• TASK TO COMPLETE
Find the string "chart" in the entries and copy each line that has it.

• DATA FOR THE TASK
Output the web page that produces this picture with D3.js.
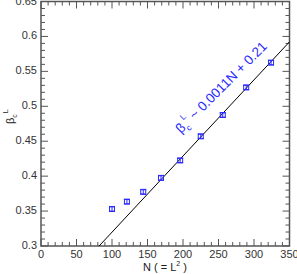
<!DOCTYPE html>
<html>
<head>
<meta charset="utf-8">
<script src="https://cdn.jsdelivr.net/npm/d3@7"></script>
<style>
  body { margin: 0; background: #fff; }
  text { font-family: "Liberation Sans", Arial, sans-serif; }
</style>
</head>
<body>
<svg id="chart" width="297" height="274"></svg>
<script>
// data
var sizeN = [100, 121, 144, 169, 196, 225, 256, 289, 324]
var betaC = [0.353, 0.3635, 0.3775, 0.3975, 0.4225, 0.457, 0.4875, 0.527, 0.5625]
var betaErr = [0.003, 0.003, 0.003, 0.003, 0.003, 0.003, 0.003, 0.003, 0.003]
var fitSlope = 0.00109
var fitIntercept = 0.2108
var xTicks = [0, 50, 100, 150, 200, 250, 300, 350]
var yTicks = [0.3, 0.35, 0.4, 0.45, 0.5, 0.55, 0.6, 0.65]

// plot box (note: "top" is taken by window.top, so use other names)
var svg = d3.select('#chart')
  , boxL = 41, boxR = 289.5, boxT = 1.5, boxB = 246
  , axisColor = '#555'
  , blue = '#2a2aff'

var x = d3.scaleLinear().domain([0, 350]).range([boxL, boxR])
var y = d3.scaleLinear().domain([0.3, 0.65]).range([boxB, boxT])

// ticks on all four sides, pointing inward
var minorX = d3.range(0, 351, 10)
  , minorY = d3.range(0, 36).map(function(i) { return 0.3 + i * 0.01 })
var ticks = svg.append('g').attr('stroke', axisColor).attr('stroke-width', 1)

minorX.forEach(function(v) {
  var len = v % 50 === 0 ? 7 : 4
  ticks.append('line').attr('x1', x(v)).attr('x2', x(v)).attr('y1', boxB).attr('y2', boxB - len)
  ticks.append('line').attr('x1', x(v)).attr('x2', x(v)).attr('y1', boxT).attr('y2', boxT + len)
})
minorY.forEach(function(v, i) {
  var len = i % 5 === 0 ? 7 : 4
  ticks.append('line').attr('y1', y(v)).attr('y2', y(v)).attr('x1', boxL).attr('x2', boxL + len)
  ticks.append('line').attr('y1', y(v)).attr('y2', y(v)).attr('x1', boxR).attr('x2', boxR - len)
})

svg.append('rect')
  .attr('x', boxL).attr('y', boxT)
  .attr('width', boxR - boxL).attr('height', boxB - boxT)
  .attr('fill', 'none').attr('stroke', axisColor).attr('stroke-width', 1.5)

// tick labels
svg.append('g').selectAll('text').data(xTicks).enter().append('text')
  .attr('x', function(d) { return x(d) }).attr('y', boxB + 11.5)
  .attr('text-anchor', 'middle').attr('font-size', 11).attr('fill', '#333')
  .text(function(d) { return d })

svg.append('g').selectAll('text').data(yTicks).enter().append('text')
  .attr('x', boxL - 4).attr('y', function(d) { return y(d) + 3 })
  .attr('text-anchor', 'end').attr('font-size', 11).attr('fill', '#333')
  .text(function(d) { return d })

// axis titles
var xl = svg.append('text').attr('x', 165).attr('y', 271)
  .attr('text-anchor', 'middle').attr('font-size', 11).attr('fill', '#222')
xl.append('tspan').text('N ( = L')
xl.append('tspan').attr('font-size', 7).attr('dy', -5).text('2')
xl.append('tspan').attr('dy', 5).text(' )')

var yl = svg.append('text').attr('transform', 'translate(14,124) rotate(-90)')
  .attr('font-size', 11).attr('fill', '#222')
yl.append('tspan').text('β')
yl.append('tspan').attr('font-size', 7).attr('dy', 3).text('c')
yl.append('tspan').attr('font-size', 7).attr('dy', -9).attr('dx', -1).text(' L')

// fit line, clipped to plot area
var nStart = (0.3 - fitIntercept) / fitSlope
svg.append('line')
  .attr('x1', x(nStart)).attr('y1', y(0.3))
  .attr('x2', x(350)).attr('y2', y(fitSlope * 350 + fitIntercept))
  .attr('stroke', '#000').attr('stroke-width', 1)

// data points with error bars
var pts = svg.append('g').attr('stroke', blue).attr('fill', 'none').attr('stroke-width', 1)
sizeN.forEach(function(n, i) {
  var cx = x(n), lo = y(betaC[i] - betaErr[i]), hi = y(betaC[i] + betaErr[i])
  pts.append('line').attr('x1', cx).attr('x2', cx).attr('y1', lo).attr('y2', hi)
  pts.append('line').attr('x1', cx - 3).attr('x2', cx + 3).attr('y1', lo).attr('y2', lo)
  pts.append('line').attr('x1', cx - 3).attr('x2', cx + 3).attr('y1', hi).attr('y2', hi)
  pts.append('rect').attr('x', cx - 2.5).attr('y', y(betaC[i]) - 2.5)
    .attr('width', 5).attr('height', 5)
})

// fit annotation
var ann = svg.append('text').attr('transform', 'translate(181,134) rotate(-45)')
  .attr('font-size', 13.5).attr('fill', blue)
ann.append('tspan').text('β')
ann.append('tspan').attr('font-size', 8.5).attr('dy', 4).text('c')
ann.append('tspan').attr('font-size', 8.5).attr('dy', -12).attr('dx', -1).text('L')
ann.append('tspan').attr('dy', 8).text(' ~ 0.0011N + 0.21')
</script>
</body>
</html>
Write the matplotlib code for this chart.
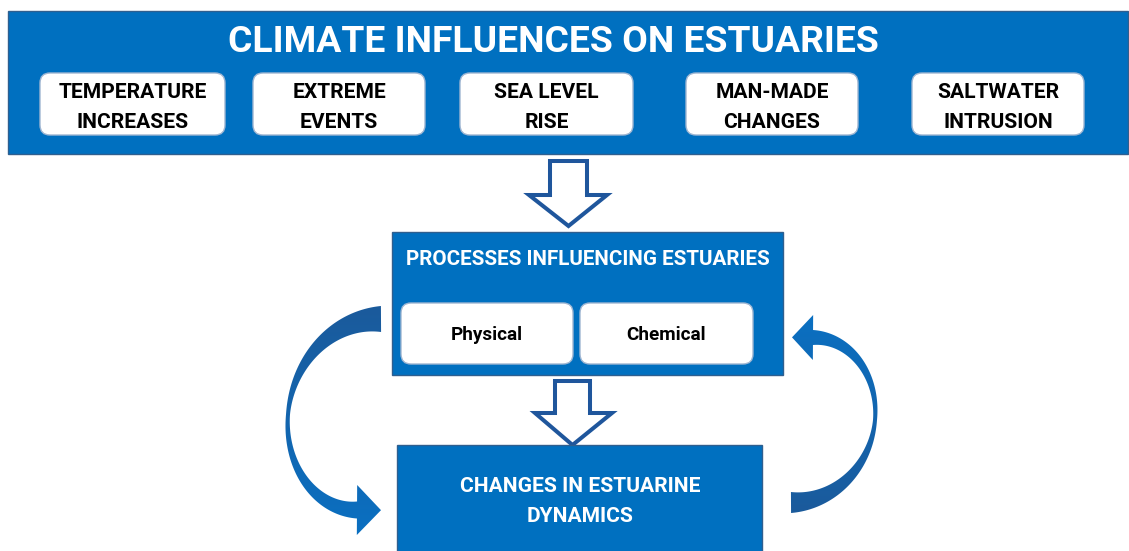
import numpy as np
import matplotlib
matplotlib.use("Agg")
import matplotlib.pyplot as plt
from matplotlib.patches import FancyBboxPatch, Rectangle, Polygon
from matplotlib.colors import LinearSegmentedColormap

# ---------------- content ----------------
title_text = "CLIMATE INFLUENCES ON ESTUARIES"
influence_labels = ["TEMPERATURE\nINCREASES", "EXTREME\nEVENTS", "SEA LEVEL\nRISE",
                    "MAN-MADE\nCHANGES", "SALTWATER\nINTRUSION"]
process_title = "PROCESSES INFLUENCING ESTUARIES"
process_labels = ["Physical", "Chemical"]
outcome_text = "CHANGES IN ESTUARINE\nDYNAMICS"

# ---------------- style ----------------
BLUE = "#0070C0"
EDGE = "#2F5F8F"
ARROW_EDGE = "#1F569C"
DARK = "#1B5A9B"
LIGHT = "#0A70C2"
FONT = "Roboto"

W, H = 1129, 551
fig = plt.figure(figsize=(W / 100, H / 100), dpi=100)
ax = fig.add_axes([0, 0, 1, 1])
ax.set_xlim(0, W)
ax.set_ylim(H, 0)
ax.axis("off")


def rect(x0, y0, x1, y1, fc=BLUE, ec=EDGE, lw=1.0, z=1):
    ax.add_patch(Rectangle((x0, y0), x1 - x0, y1 - y0, facecolor=fc, edgecolor=ec, lw=lw, zorder=z))


def rbox(x0, y0, x1, y1, r=10, z=3):
    ax.add_patch(FancyBboxPatch((x0, y0), x1 - x0, y1 - y0,
                                boxstyle=f"round,pad=0,rounding_size={r}",
                                facecolor="white", edgecolor="#9FB6D2", lw=1.0, zorder=z))


texts = []


def label(s, x, y, color, target_width, ref=None):
    t = ax.text(x, y, s, ha="center", va="baseline", fontsize=20, fontweight="bold",
                family=FONT, color=color, zorder=6)
    texts.append((t, target_width, ref))
    return t


# ---------------- top banner ----------------
rect(8, 11, 1128, 154)
label(title_text, 553, 52, "white", 649)

box_x = [(40, 225), (253, 425), (460, 633), (686, 858), (912, 1084)]
for (x0, x1), lab in zip(box_x, influence_labels):
    rbox(x0, 73, x1, 135)
    l1, l2 = lab.split("\n")
    cx = (x0 + x1) / 2
    label(l1, cx, 98.5, "black", None, ref="top")
    label(l2, cx, 128.5, "black", None, ref="top")

# ---------------- hollow arrows ----------------
def hollow_down(xl, xr, ytop, yhead, hl, hr, ytip):
    xc = (xl + xr) / 2
    pts = [(xl, ytop), (xr, ytop), (xr, yhead), (hr, yhead), (xc, ytip),
           (hl, yhead), (xl, yhead)]
    ax.add_patch(Polygon(pts, closed=True, facecolor="white", edgecolor=ARROW_EDGE,
                         lw=2.9, joinstyle="miter", zorder=2))

hollow_down(550, 587, 161, 195, 529, 607, 226)
hollow_down(555, 590, 381, 413, 535, 612, 445)

# ---------------- process box ----------------
rect(392, 232, 783, 375, z=3)
label(process_title, 588, 265, "white", 365)
proc_x = [(401, 573), (580, 753)]
for (x0, x1), lab in zip(proc_x, process_labels):
    rbox(x0, 303, x1, 364, r=10, z=4)
    label(lab, (x0 + x1) / 2, 340.5, "black", None, ref="proc")

# ---------------- outcome box ----------------
rect(397, 445, 762, 560, z=3)
o1, o2 = outcome_text.split("\n")
label(o1, 580, 492, "white", 239)
label(o2, 580, 521.5, "white", None, ref="out")


# ---------------- curved arrows ----------------
def curved_arrow(x0, y0, x1, y1, A, side, w0, wmid, w1, head_len, head_w, dark_at_top):
    t = np.linspace(0, 1, 300)
    phi = np.pi * t
    x = x0 + (x1 - x0) * t + side * A * np.sin(phi)
    y = y0 + (y1 - y0) * (1 - np.cos(phi)) / 2
    dx = np.gradient(x)
    dy = np.gradient(y)
    n = np.hypot(dx, dy)
    tx, ty = dx / n, dy / n
    nx, ny = -ty, tx
    s = np.abs(2 * t - 1) ** 1.4
    w = np.where(t < 0.5, wmid + (w0 - wmid) * s, wmid + (w1 - wmid) * s)
    ax_ = x + nx * w / 2
    ay_ = y + ny * w / 2
    bx_ = x - nx * w / 2
    by_ = y - ny * w / 2
    ex, ey = x[-1], y[-1]
    etx, ety = tx[-1], ty[-1]
    enx, eny = nx[-1], ny[-1]
    h1 = (ex + enx * head_w / 2, ey + eny * head_w / 2)
    h2 = (ex - enx * head_w / 2, ey - eny * head_w / 2)
    tip = (ex + etx * head_len, ey + ety * head_len)
    pts = list(zip(ax_, ay_)) + [h1, tip, h2] + list(zip(bx_[::-1], by_[::-1]))
    poly = Polygon(pts, closed=True, facecolor="none", edgecolor="none", zorder=2)
    ax.add_patch(poly)
    pts = np.array(pts)
    xmin, xmax = pts[:, 0].min() - 2, pts[:, 0].max() + 2
    ymin, ymax = pts[:, 1].min() - 2, pts[:, 1].max() + 2
    grad = np.linspace(0, 1, 256).reshape(-1, 1)
    cols = [DARK, LIGHT] if dark_at_top else [LIGHT, DARK]
    cmap = LinearSegmentedColormap.from_list("g", cols)
    im = ax.imshow(grad, extent=(xmin, xmax, ymin, ymax), origin="lower", cmap=cmap,
                   aspect="auto", zorder=2, interpolation="bilinear")
    im.set_clip_path(poly)

curved_arrow(381, 319, 357, 510, 81, -1, 26, 4, 17, 24, 50, True)
curved_arrow(791, 502.5, 813, 337.5, 73, +1, 21, 4, 15, 21, 45, False)

ax.set_xlim(0, W)
ax.set_ylim(H, 0)

# ---------------- fit text sizes to measured widths ----------------
fig.canvas.draw()
r = fig.canvas.get_renderer()
ref_sizes = {}
group_targets = {"top": ("TEMPERATURE", 148), "proc": ("Chemical", 79)}
for key, (s, wt) in group_targets.items():
    tt = ax.text(0, 0, s, fontsize=20, fontweight="bold", family=FONT)
    bb = tt.get_window_extent(r)
    ref_sizes[key] = 20 * wt / bb.width
    tt.remove()
for t, wt, ref in texts:
    if wt is not None:
        bb = t.get_window_extent(r)
        fs = 20 * wt / bb.width
        t.set_fontsize(fs)
        if t.get_text() == o1:
            ref_sizes["out"] = fs
for t, wt, ref in texts:
    if wt is None:
        t.set_fontsize(ref_sizes[ref])

fig.savefig("out.png", dpi=100)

• CORRECT RESULT
<svg id="chart" width="297" height="274"></svg>
var svg = d3.select('#chart')
Write the matplotlib code for this chart.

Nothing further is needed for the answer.